**OBJECTIVE**: Pull out every line with the word "this" from the entries below.

>> start

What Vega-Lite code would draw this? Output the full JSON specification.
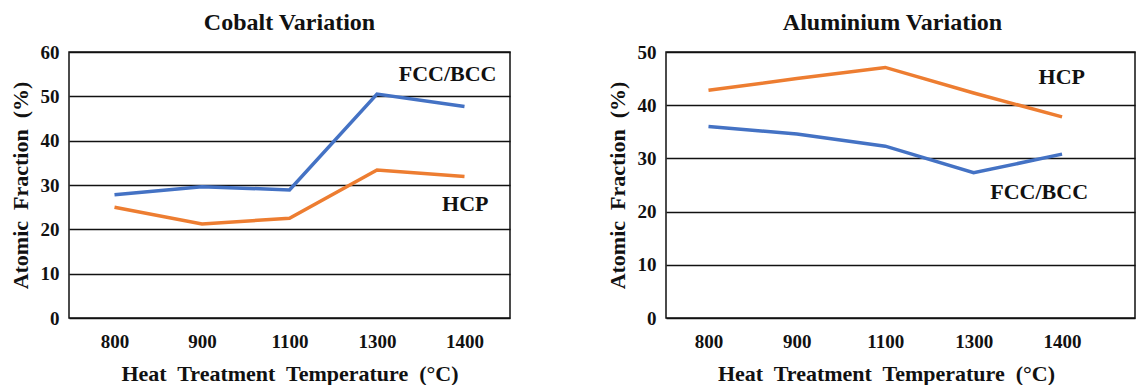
{
  "$schema": "https://vega.github.io/schema/vega-lite/v6.json",
  "padding": {"left": 8, "top": 10, "right": 0, "bottom": 0},
  "background": "white",
  "datasets": {
    "cobalt": [
      {"temp": "800", "phase": "FCC/BCC", "value": 27.8},
      {"temp": "900", "phase": "FCC/BCC", "value": 29.6},
      {"temp": "1100", "phase": "FCC/BCC", "value": 28.9},
      {"temp": "1300", "phase": "FCC/BCC", "value": 50.5},
      {"temp": "1400", "phase": "FCC/BCC", "value": 47.7},
      {"temp": "800", "phase": "HCP", "value": 25.0},
      {"temp": "900", "phase": "HCP", "value": 21.2},
      {"temp": "1100", "phase": "HCP", "value": 22.5},
      {"temp": "1300", "phase": "HCP", "value": 33.4},
      {"temp": "1400", "phase": "HCP", "value": 31.9}
    ],
    "aluminium": [
      {"temp": "800", "phase": "FCC/BCC", "value": 36.0},
      {"temp": "900", "phase": "FCC/BCC", "value": 34.6},
      {"temp": "1100", "phase": "FCC/BCC", "value": 32.3},
      {"temp": "1300", "phase": "FCC/BCC", "value": 27.3},
      {"temp": "1400", "phase": "FCC/BCC", "value": 30.8},
      {"temp": "800", "phase": "HCP", "value": 42.8},
      {"temp": "900", "phase": "HCP", "value": 45.0},
      {"temp": "1100", "phase": "HCP", "value": 47.1},
      {"temp": "1300", "phase": "HCP", "value": 42.3},
      {"temp": "1400", "phase": "HCP", "value": 37.8}
    ]
  },
  "config": {
    "font": "Liberation Serif",
    "view": {"stroke": "#111", "strokeWidth": 1.5},
    "axis": {
      "labelFont": "Liberation Serif",
      "labelFontWeight": "bold",
      "labelFontSize": 19,
      "labelColor": "#111",
      "titleFont": "Liberation Serif",
      "titleFontWeight": "bold",
      "titleFontSize": 22,
      "titleColor": "#111",
      "domain": false,
      "ticks": false
    },
    "title": {"font": "Liberation Serif", "fontWeight": "bold", "fontSize": 24, "color": "#111"}
  },
  "spacing": 94,
  "hconcat": [
    {
      "title": {"text": "Cobalt Variation", "offset": 8},
      "width": 441,
      "height": 266,
      "data": {"name": "cobalt"},
      "encoding": {
        "x": {"field": "temp", "type": "ordinal", "sort": null,
              "scale": {"type": "point", "padding": 0.52},
              "axis": {"labelAngle": 0, "labelPadding": 14, "title": "Heat\u00a0 Treatment\u00a0 Temperature\u00a0 (°C)", "titlePadding": 12, "grid": false}},
        "y": {"field": "value", "type": "quantitative",
              "scale": {"domain": [0, 60]},
              "axis": {"values": [0, 10, 20, 30, 40, 50, 60], "grid": true, "gridColor": "#111", "gridWidth": 1.5, "gridOpacity": 1, "labelPadding": 10, "title": "Atomic\u00a0 Fraction\u00a0 (%)", "titlePadding": 8}}
      },
      "layer": [
        {
          "mark": {"type": "line", "strokeWidth": 3.5},
          "encoding": {
            "color": {"field": "phase", "type": "nominal", "scale": {"domain": ["FCC/BCC", "HCP"], "range": ["#4472C4", "#ED7D31"]}, "legend": null}
          }
        },
        {
          "transform": [{"filter": "datum.temp == '1400' && datum.phase == 'FCC/BCC'"}],
          "mark": {"type": "text", "align": "right", "baseline": "middle", "dx": 32, "dy": -33, "fontSize": 22, "fontWeight": "bold", "color": "#111"},
          "encoding": {"text": {"field": "phase"}}
        },
        {
          "transform": [{"filter": "datum.temp == '1400' && datum.phase == 'HCP'"}],
          "mark": {"type": "text", "align": "right", "baseline": "middle", "dx": 24, "dy": 27, "fontSize": 22, "fontWeight": "bold", "color": "#111"},
          "encoding": {"text": {"field": "phase"}}
        }
      ]
    },
    {
      "title": {"text": "Aluminium Variation", "offset": 8, "dx": -8},
      "width": 469,
      "height": 266,
      "data": {"name": "aluminium"},
      "encoding": {
        "x": {"field": "temp", "type": "ordinal", "sort": null,
              "scale": {"type": "point", "padding": 0.653, "align": 0.368},
              "axis": {"labelAngle": 0, "labelPadding": 14, "title": "Heat\u00a0 Treatment\u00a0 Temperature\u00a0 (°C)", "titlePadding": 12, "titleX": 220, "grid": false}},
        "y": {"field": "value", "type": "quantitative",
              "scale": {"domain": [0, 50]},
              "axis": {"values": [0, 10, 20, 30, 40, 50], "grid": true, "gridColor": "#111", "gridWidth": 1.5, "gridOpacity": 1, "labelPadding": 10, "title": "Atomic\u00a0 Fraction\u00a0 (%)", "titlePadding": 8}}
      },
      "layer": [
        {
          "mark": {"type": "line", "strokeWidth": 3.5},
          "encoding": {
            "color": {"field": "phase", "type": "nominal", "scale": {"domain": ["FCC/BCC", "HCP"], "range": ["#4472C4", "#ED7D31"]}, "legend": null}
          }
        },
        {
          "transform": [{"filter": "datum.temp == '1400' && datum.phase == 'HCP'"}],
          "mark": {"type": "text", "align": "right", "baseline": "middle", "dx": 23, "dy": -40, "fontSize": 22, "fontWeight": "bold", "color": "#111"},
          "encoding": {"text": {"field": "phase"}}
        },
        {
          "transform": [{"filter": "datum.temp == '1400' && datum.phase == 'FCC/BCC'"}],
          "mark": {"type": "text", "align": "right", "baseline": "middle", "dx": 26, "dy": 38, "fontSize": 22, "fontWeight": "bold", "color": "#111"},
          "encoding": {"text": {"field": "phase"}}
        }
      ]
    }
  ]
}
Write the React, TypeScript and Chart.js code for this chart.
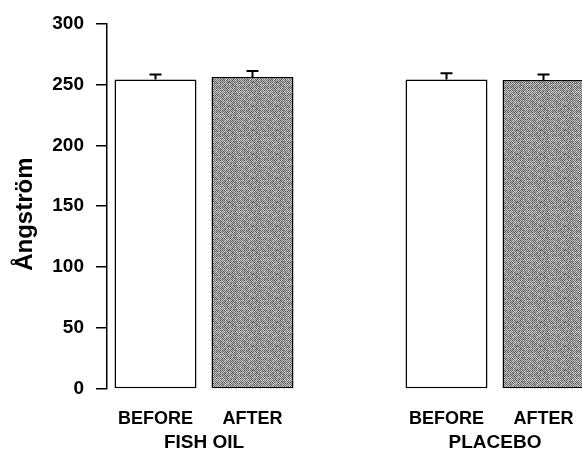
import React, { useEffect, useRef } from "react";
import { Chart, registerables } from "chart.js";

Chart.register(...registerables);

const categories = ["BEFORE", "AFTER", "", "BEFORE", "AFTER"];
const groupLabels = ["FISH OIL", "PLACEBO"];
const groupSpans = [[0, 1], [3, 4]];
const meanValues = [254, 256, null, 254, 253.5];
const errorValues = [4, 5, null, 5, 4.5];
const yTicks = [0, 50, 100, 150, 200, 250, 300];
const yTitle = "Ångström";

const FONT = "'Liberation Sans', Arial, Helvetica, sans-serif";

function makePattern(): CanvasPattern | string {
  const tile = document.createElement("canvas");
  tile.width = 24;
  tile.height = 24;
  const c = tile.getContext("2d");
  if (!c) return "#999";
  for (let y = 0; y < 24; y++) {
    for (let x = 0; x < 24; x++) {
      const h = (((x + 7) * 73856093) ^ ((y + 3) * 19349663)) >>> 0;
      const jitter = (h % 60) - 30;
      const base = (x + y) % 2 === 0 ? 105 : 190;
      const g = Math.max(0, Math.min(255, base + jitter));
      c.fillStyle = `rgb(${g},${g},${g})`;
      c.fillRect(x, y, 1, 1);
    }
  }
  const ctx = document.createElement("canvas").getContext("2d");
  return (ctx && ctx.createPattern(tile, "repeat")) || "#999";
}

const overlayPlugin = {
  id: "overlay",
  afterDatasetsDraw(chart: any) {
    const ctx = chart.ctx;
    const x = chart.scales.x;
    const y = chart.scales.y;
    ctx.save();
    // error bars
    ctx.strokeStyle = "#000";
    ctx.lineWidth = 2;
    meanValues.forEach((v, i) => {
      const e = errorValues[i];
      if (v == null || e == null) return;
      const px = x.getPixelForValue(i);
      const py0 = y.getPixelForValue(v);
      const py1 = y.getPixelForValue(v + e);
      ctx.beginPath();
      ctx.moveTo(px, py0);
      ctx.lineTo(px, py1);
      ctx.moveTo(px - 6, py1);
      ctx.lineTo(px + 6, py1);
      ctx.stroke();
    });
    // group labels
    ctx.fillStyle = "#000";
    ctx.font = `bold 19px ${FONT}`;
    ctx.textAlign = "center";
    ctx.textBaseline = "alphabetic";
    groupLabels.forEach((g, i) => {
      const [a, b] = groupSpans[i];
      const cx = (x.getPixelForValue(a) + x.getPixelForValue(b)) / 2;
      ctx.fillText(g, cx, 448);
    });
    // y title
    ctx.font = `bold 24px ${FONT}`;
    ctx.translate(32, (y.top + y.bottom) / 2 + 8);
    ctx.rotate(-Math.PI / 2);
    ctx.textAlign = "center";
    ctx.fillText(yTitle, 0, 0);
    ctx.restore();
  },
};

export default function App() {
  const ref = useRef<HTMLCanvasElement | null>(null);
  useEffect(() => {
    document.body.style.margin = "0";
    if (!ref.current) return;
    const pattern = makePattern();
    const colors = categories.map((_, i) => (i === 1 || i === 4 ? pattern : "#fff"));
    const chart = new Chart(ref.current, {
      type: "bar",
      data: {
        labels: categories,
        datasets: [
          {
            data: meanValues as any,
            backgroundColor: colors as any,
            borderColor: "#000",
            borderWidth: 1.5,
            borderSkipped: false,
            barPercentage: 0.845,
            categoryPercentage: 1,
          },
        ],
      },
      options: {
        animation: false,
        responsive: false,
        events: [],
        layout: { padding: { top: 22, right: 8, left: 0, bottom: 0 } },
        plugins: { legend: { display: false }, tooltip: { enabled: false } },
        scales: {
          x: {
            offset: true,
            grid: { display: false },
            border: { display: false },
            ticks: {
              color: "#000",
              font: { family: FONT, size: 18, weight: "bold" },
              padding: 11,
              maxRotation: 0,
              autoSkip: false,
            },
            afterFit: (s: any) => {
              s.height = 62;
            },
          },
          y: {
            min: 0,
            max: 300,
            afterBuildTicks: (s: any) => {
              s.ticks = yTicks.map((v) => ({ value: v }));
            },
            grid: {
              drawOnChartArea: false,
              drawTicks: true,
              tickLength: 11,
              color: "#000",
              lineWidth: 1.5,
            },
            border: { display: true, color: "#000", width: 1.5 },
            ticks: {
              color: "#000",
              font: { family: FONT, size: 19, weight: "bold" },
              padding: 12,
            },
            afterFit: (s: any) => {
              s.width = 107;
            },
          },
        },
      },
      plugins: [overlayPlugin],
    });
    return () => chart.destroy();
  }, []);
  return (
    <div style={{ width: 582, height: 451, overflow: "hidden", position: "relative", background: "#fff" }}>
      <canvas ref={ref} width={600} height={451} style={{ display: "block", width: 600, height: 451 }} />
    </div>
  );
}
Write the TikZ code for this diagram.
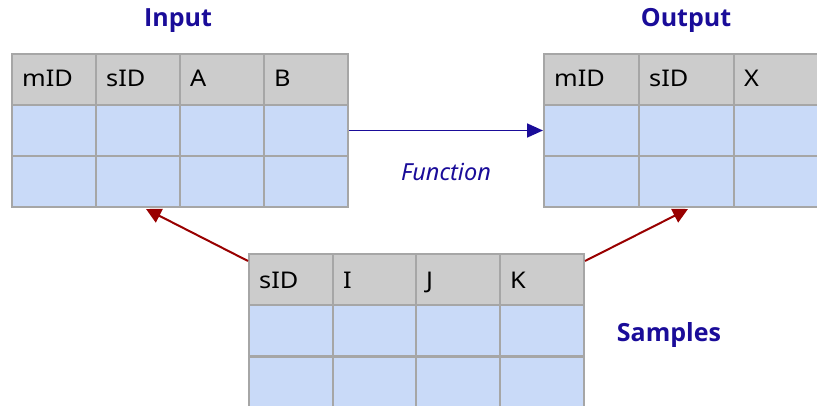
\documentclass[tikz,border=0pt]{standalone}
\usepackage{fontspec}
\setmainfont{Noto Sans}
\newfontfamily\hdrfont[FakeStretch=1.1]{Noto Sans}
\newfontfamily\titlefont{Open Sans}
\usetikzlibrary{arrows.meta,calc}
\definecolor{bordergray}{HTML}{A6A6A6}
\definecolor{hdrgray}{HTML}{CCCCCC}
\definecolor{cellblue}{HTML}{C9DAF8}
\definecolor{navy}{HTML}{1A0C99}
\definecolor{arrowred}{HTML}{990000}
\tikzset{
  tcell/.style={draw=bordergray, line width=2pt, minimum height=51pt, inner sep=0pt, anchor=north west},
  hcell/.style={tcell, fill=hdrgray},
  bcell/.style={tcell, fill=cellblue},
  htext/.style={anchor=base west, inner sep=0pt, font=\hdrfont\fontsize{23}{27}\selectfont, text=black},
  title/.style={anchor=base, inner sep=0pt, text=navy, font=\titlefont\bfseries\fontsize{25}{30}\selectfont},
  flabel/.style={anchor=base, inner sep=0pt, text=navy, font=\itshape\fontsize{23.5}{28}\selectfont},
  bluearrow/.style={draw=navy, line width=1.8pt, -{Triangle[length=16pt,width=14pt]}},
  redarrow/.style={draw=arrowred, line width=2pt, -{Triangle[length=15pt,width=15pt]}}
}
\begin{document}
\begin{tikzpicture}[x=1pt,y=-1pt]
\useasboundingbox (0,0) rectangle (817,406);
\clip (0,0) rectangle (817,406);
% Input table
\foreach \i/\t [count=\c] in {11/mID,95/sID,179/A,263/B}{
  \node[hcell, minimum width=84pt] (in-h\c) at (\i,53) {};
  \node[bcell, minimum width=84pt] (in-r1c\c) at (\i,104) {};
  \node[bcell, minimum width=84pt] (in-r2c\c) at (\i,155) {};
  \node[htext] (in-t\c) at ($(in-h\c.north west)+(11,34)$) {\t};
}
% Output table
\foreach \i/\t [count=\c] in {543/mID,638/sID,733/X}{
  \node[hcell, minimum width=95pt] (out-h\c) at (\i,53) {};
  \node[bcell, minimum width=95pt] (out-r1c\c) at (\i,104) {};
  \node[bcell, minimum width=95pt] (out-r2c\c) at (\i,155) {};
  \node[htext] (out-t\c) at ($(out-h\c.north west)+(11,34)$) {\t};
}
% Samples table
\foreach \i/\t [count=\c] in {248/sID,332/I,415/J,499/K}{
  \node[hcell, minimum width=84pt] (sm-h\c) at (\i,253) {};
  \node[bcell, minimum width=84pt] (sm-r1c\c) at (\i,304) {};
  \node[bcell, minimum width=84pt] (sm-r2c\c) at (\i,356) {};
  \node[htext] (sm-t\c) at ($(sm-h\c.north west)+(11,35)$) {\t};
}
% Titles
\node[title] (input) at (178,27) {Input};
\node[title] (output) at (686,27) {Output};
\node[title] (samples) at (669,341) {Samples};
\node[flabel] (function) at (446,181) {Function};
% Arrows
\draw[bluearrow] (in-r1c4.east) -- (out-r1c1.west);
\coordinate (s1) at ($(sm-h1.north west)+(0,8)$);
\coordinate (t1) at ($(in-r2c2.south west)+(51,1)$);
\coordinate (s2) at ($(sm-h4.north east)+(0,8)$);
\coordinate (t2) at ($(out-r2c2.south west)+(50,1)$);
\draw[redarrow] (s1) -- (t1);
\draw[redarrow] (s2) -- (t2);
\end{tikzpicture}
\end{document}
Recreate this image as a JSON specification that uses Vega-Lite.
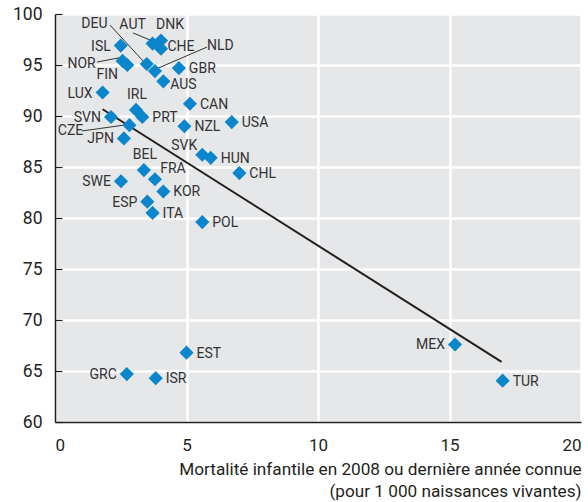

>> end

**RESPONSE TO THE TASK**:
What Vega-Lite code would draw this? Output the full JSON specification.
Write the React, TypeScript and Chart.js code for this chart.
Write the TikZ code for this diagram.
Recreate this image as a JSON specification that uses Vega-Lite.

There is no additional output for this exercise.